---- Items
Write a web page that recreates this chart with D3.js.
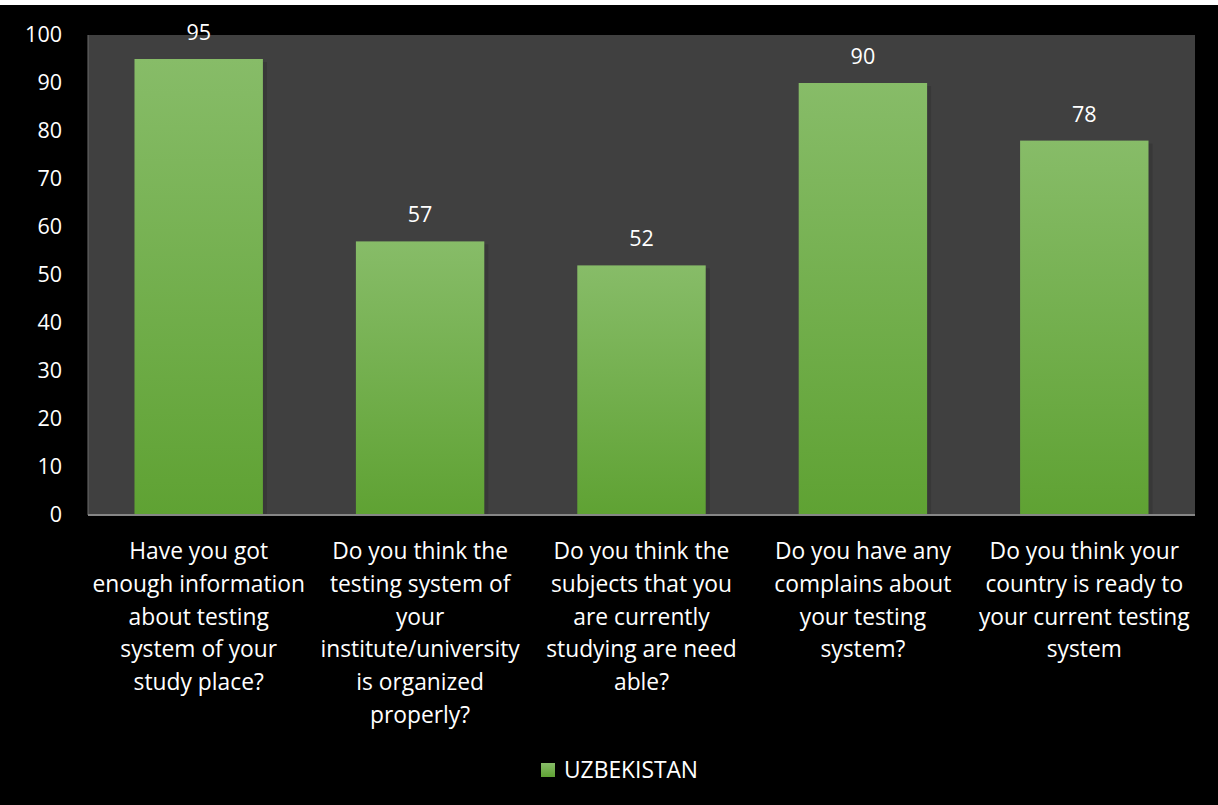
<!DOCTYPE html>
<html>
<head>
<meta charset="utf-8">
<script src="https://cdn.jsdelivr.net/npm/d3@7"></script>
<style>
  html, body { margin: 0; padding: 0; background: #000; }
  svg { display: block; }
  text { font-family: "Open Sans", "Noto Sans", sans-serif; fill: #fff; }
</style>
</head>
<body>
<div id="chart"></div>
<script>
// Define SVG area dimensions
var svgWidth = 1218;
var svgHeight = 805;

// ------------ DATA ------------
var categories = [
  ["Have you got", "enough information", "about testing", "system of your", "study place?"],
  ["Do you think the", "testing system of", "your", "institute/university", "is organized", "properly?"],
  ["Do you think the", "subjects that you", "are currently", "studying are need", "able?"],
  ["Do you have any", "complains about", "your testing", "system?"],
  ["Do you think your", "country is ready to", "your current testing", "system"]
];
var values = [95, 57, 52, 90, 78];
var yTicks = [0, 10, 20, 30, 40, 50, 60, 70, 80, 90, 100];
var seriesName = "UZBEKISTAN";

// plot area
var margin = { top: 35, right: 23, bottom: 290, left: 88 };
var chartWidth = svgWidth - margin.left - margin.right;
var chartHeight = svgHeight - margin.top - margin.bottom;

var svg = d3.select("#chart")
  .append("svg")
  .attr("width", svgWidth)
  .attr("height", svgHeight);

// black background, white strip at the top
svg.append("rect").attr("width", svgWidth).attr("height", svgHeight).attr("fill", "#000");
svg.append("rect").attr("width", svgWidth).attr("height", 5).attr("fill", "#fff");

var defs = svg.append("defs");
var grad = defs.append("linearGradient")
  .attr("id", "barGrad")
  .attr("x1", 0).attr("y1", 0).attr("x2", 0).attr("y2", 1);
grad.append("stop").attr("offset", "0%").attr("stop-color", "#87bc68");
grad.append("stop").attr("offset", "100%").attr("stop-color", "#5fa233");

var chartGroup = svg.append("g")
  .attr("transform", `translate(${margin.left}, ${margin.top})`);

// plot background
chartGroup.append("rect")
  .attr("width", chartWidth)
  .attr("height", chartHeight)
  .attr("fill", "#404040");

// ------------ SCALES ------------
var x = d3.scaleBand()
  .domain(d3.range(values.length))
  .range([0, chartWidth])
  .paddingInner(0.42)
  .paddingOuter(0.21);

var y = d3.scaleLinear()
  .domain([0, 100])
  .range([chartHeight, 0]);

// left axis (labels only)
var leftAxis = d3.axisLeft(y).tickValues(yTicks).tickSize(0).tickPadding(26);
var yAxisG = chartGroup.append("g").call(leftAxis);
yAxisG.select(".domain").remove();
yAxisG.selectAll("text")
  .attr("font-size", "21.5px")
  .attr("fill", "#fff")
  .attr("font-family", "Open Sans, sans-serif");

// left plot edge
chartGroup.append("line")
  .attr("x1", 0).attr("x2", 0).attr("y1", 0).attr("y2", chartHeight)
  .attr("stroke", "#6a6a6a").attr("stroke-width", 1);

// ------------ BARS ------------
// subtle shadow on the right of each bar
chartGroup.append("g")
  .selectAll("rect")
  .data(values)
  .enter()
  .append("rect")
    .attr("x", (d, i) => x(i) + 4)
    .attr("y", d => y(d) + 3)
    .attr("width", x.bandwidth())
    .attr("height", d => chartHeight - y(d) - 3)
    .attr("fill", "#383838");

chartGroup.append("g")
  .selectAll("rect")
  .data(values)
  .enter()
  .append("rect")
    .attr("x", (d, i) => x(i))
    .attr("y", d => y(d))
    .attr("width", x.bandwidth())
    .attr("height", d => chartHeight - y(d))
    .attr("fill", "url(#barGrad)");

// value labels
chartGroup.append("g")
  .selectAll("text")
  .data(values)
  .enter()
  .append("text")
    .attr("x", (d, i) => x(i) + x.bandwidth() / 2)
    .attr("y", d => y(d) - 19)
    .attr("text-anchor", "middle")
    .attr("font-size", "21.5px")
    .text(d => d);

// bottom axis line
chartGroup.append("line")
  .attr("x1", 0).attr("x2", chartWidth)
  .attr("y1", chartHeight).attr("y2", chartHeight)
  .attr("stroke", "#868686").attr("stroke-width", 2);

// category labels
var catG = chartGroup.append("g")
  .selectAll("text")
  .data(categories)
  .enter()
  .append("text")
    .attr("text-anchor", "middle")
    .attr("font-size", "22.8px")
    .attr("transform", (d, i) => `translate(${x(i) + x.bandwidth() / 2}, ${chartHeight + 44})`);

catG.selectAll("tspan")
  .data(d => d)
  .enter()
  .append("tspan")
    .attr("x", 0)
    .attr("y", (d, j) => j * 32.8)
    .text(d => d);

// ------------ LEGEND ------------
var legend = svg.append("g").attr("transform", "translate(541, 763)");
legend.append("rect")
  .attr("width", 14).attr("height", 14)
  .attr("fill", "url(#barGrad)");
legend.append("text")
  .attr("x", 23).attr("y", 15)
  .attr("font-size", "22.8px")
  .text(seriesName);
</script>
</body>
</html>
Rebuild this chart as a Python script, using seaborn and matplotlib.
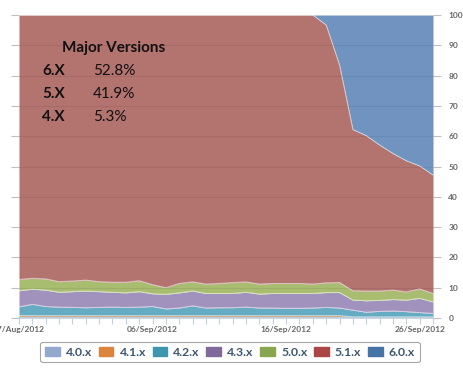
import numpy as np
import matplotlib
matplotlib.use("Agg")
import matplotlib.pyplot as plt
from matplotlib.patches import Patch
import seaborn as sns

# ── Data (share of installs, %, one value per day 27/Aug/2012 .. 27/Sep/2012) ──
versions = ["4.0.x", "4.1.x", "4.2.x", "4.3.x", "5.0.x", "5.1.x", "6.0.x"]
colors = ["#92A8CD", "#DB843D", "#3D96AE", "#80699B", "#89A54E", "#AA4643", "#4572A7"]
fill_colors = ["#A8B9D8", "#E0A06A", "#65ABC2", "#A092BD", "#A9BD70", "#B3736F", "#7094BF"]

v40 = [0.35] * 32
v41 = [0.45] * 25 + [0.05] * 7
v42 = [2.9, 3.7, 3.0, 2.8, 2.7, 2.6, 2.7, 2.8, 2.7, 2.8, 3.0, 2.2, 2.5, 3.2, 2.5, 2.6,
       2.6, 2.8, 2.5, 2.5, 2.4, 2.4, 2.5, 2.7, 2.5, 2.2, 1.5, 1.8, 1.9, 1.7, 1.4, 1.1]
v43 = [5.3, 5.0, 5.4, 4.9, 5.2, 5.5, 5.2, 4.9, 4.8, 5.1, 4.2, 4.8, 5.0, 4.9, 4.8, 4.7,
       4.7, 4.9, 4.6, 4.8, 4.9, 4.9, 4.8, 4.9, 5.1, 3.3, 3.8, 3.6, 3.8, 3.8, 4.7, 3.8]
v50 = [3.7, 3.6, 3.7, 3.5, 3.5, 3.6, 3.3, 3.3, 3.5, 3.6, 3.0, 2.2, 3.1, 3.0, 3.1, 3.3,
       3.6, 3.4, 3.3, 3.3, 3.3, 3.3, 3.1, 3.2, 3.3, 3.1, 3.2, 3.1, 3.1, 2.7, 3.1, 2.8]
v51 = [87.3, 86.9, 87.1, 88.0, 87.8, 87.5, 88.0, 88.2, 88.2, 87.7, 89.0, 90.0, 88.6, 88.1,
       88.8, 88.6, 88.3, 88.1, 88.8, 88.6, 88.6, 88.6, 88.8, 85.1, 71.8, 53.2, 51.3, 48.2,
       45.1, 43.3, 40.6, 39.1]
v60 = [0.0] * 23 + [3.3, 16.5, 37.8, 39.8, 42.9, 45.7, 48.1, 49.8, 52.8]

days = np.arange(32)
tick_pos = [0, 10, 20, 30]
tick_labels = ["27/Aug/2012", "06/Sep/2012", "16/Sep/2012", "26/Sep/2012"]

summary_names = ["6.X", "5.X", "4.X"]
summary_values = ["52.8%", "41.9%", "5.3%"]

# ── Style ──
sns.set_theme(style="white")
plt.rcParams["font.family"] = ["Lato", "DejaVu Sans"]
palette = sns.color_palette(colors)

fig = plt.figure(figsize=(4.64, 3.71), dpi=100)
ax = fig.add_axes([19 / 464, 1 - 318 / 371, (433 - 19) / 464, (318 - 15) / 371])

series = np.array([v40, v41, v42, v43, v50, v51, v60])
ax.stackplot(days, series, colors=sns.color_palette(fill_colors), linewidth=0)

# thin light lines on each band top
tops = np.cumsum(series, axis=0)
for i in range(1, len(tops) - 1):
    sns.lineplot(x=days, y=tops[i], ax=ax, color="white", lw=0.7, alpha=0.55)

ax.set_xlim(0, 31)
ax.set_ylim(0, 100)
for y in range(10, 100, 10):
    ax.axhline(y, color="#000000", lw=0.8, alpha=0.07, zorder=3)

ax.yaxis.tick_right()
ax.set_yticks(range(0, 101, 10))
ax.tick_params(axis="y", which="both", right=True, left=True, length=6, width=0.8,
               color="#C0C0C0", labelsize=6, labelcolor="#666666", pad=5)
for lab in ax.get_yticklabels():
    lab.set_fontweight("bold")

ax.set_xticks(tick_pos)
ax.set_xticklabels(tick_labels, fontsize=6, color="#666666", fontweight="bold")
ax.set_xticks(days, minor=True)
ax.tick_params(axis="x", which="both", bottom=True, length=4, width=0.8,
               color="#C0D0E0", pad=2)

for side in ["top", "left", "right"]:
    ax.spines[side].set_visible(False)
ax.spines["bottom"].set_color("#C0D0E0")

# ── Overlay summary ──
fig.text(62 / 464, 1 - 52 / 371, "Major Versions", fontsize=11, fontweight="bold",
         color="#111111", va="baseline")
for k, (n, v) in enumerate(zip(summary_names, summary_values)):
    yb = 1 - (75 + 23 * k) / 371
    fig.text(42 / 464, yb, n, fontsize=11, fontweight="bold", color="#111111", va="baseline")
    fig.text(93 / 464, yb, v, fontsize=11, color="#111111", va="baseline")

# ── Legend ──
handles = [Patch(facecolor=c, edgecolor=c) for c in palette]
leg = fig.legend(handles, versions, loc="center", bbox_to_anchor=(230 / 464, 1 - 352 / 371),
                 ncol=7, frameon=True, fancybox=True, fontsize=8.8, handlelength=1.2,
                 handleheight=0.8, handletextpad=0.5, columnspacing=0.55,
                 borderpad=0.4, edgecolor="#909090")
leg.get_frame().set_linewidth(0.8)
for t in leg.get_texts():
    t.set_color("#3E576F")
    t.set_fontweight("bold")

fig.savefig("out.png", dpi=100)
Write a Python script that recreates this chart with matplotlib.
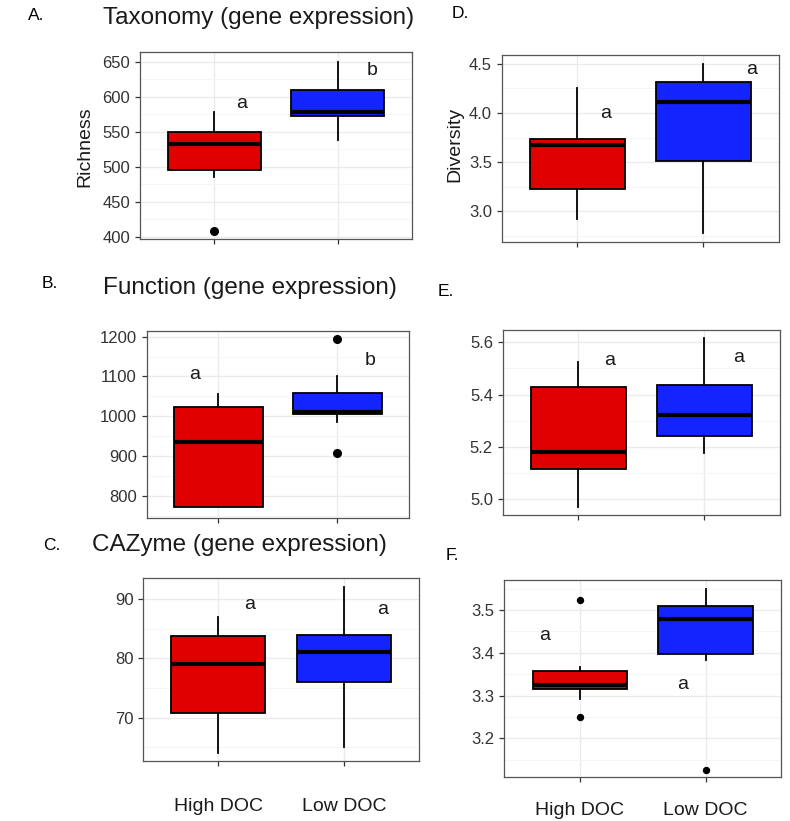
--------
**Exercise requirements:** Your task is to reproduce only the lines from the one with "Rebuild this chart" through the one with "import seaborn as sns", keeping both ends. Skip every picture.

**Problem solution:**
Rebuild this chart as a Python script, using seaborn and matplotlib.
import numpy as np
import matplotlib
matplotlib.use("Agg")
import matplotlib.pyplot as plt
from matplotlib.patches import Patch
import seaborn as sns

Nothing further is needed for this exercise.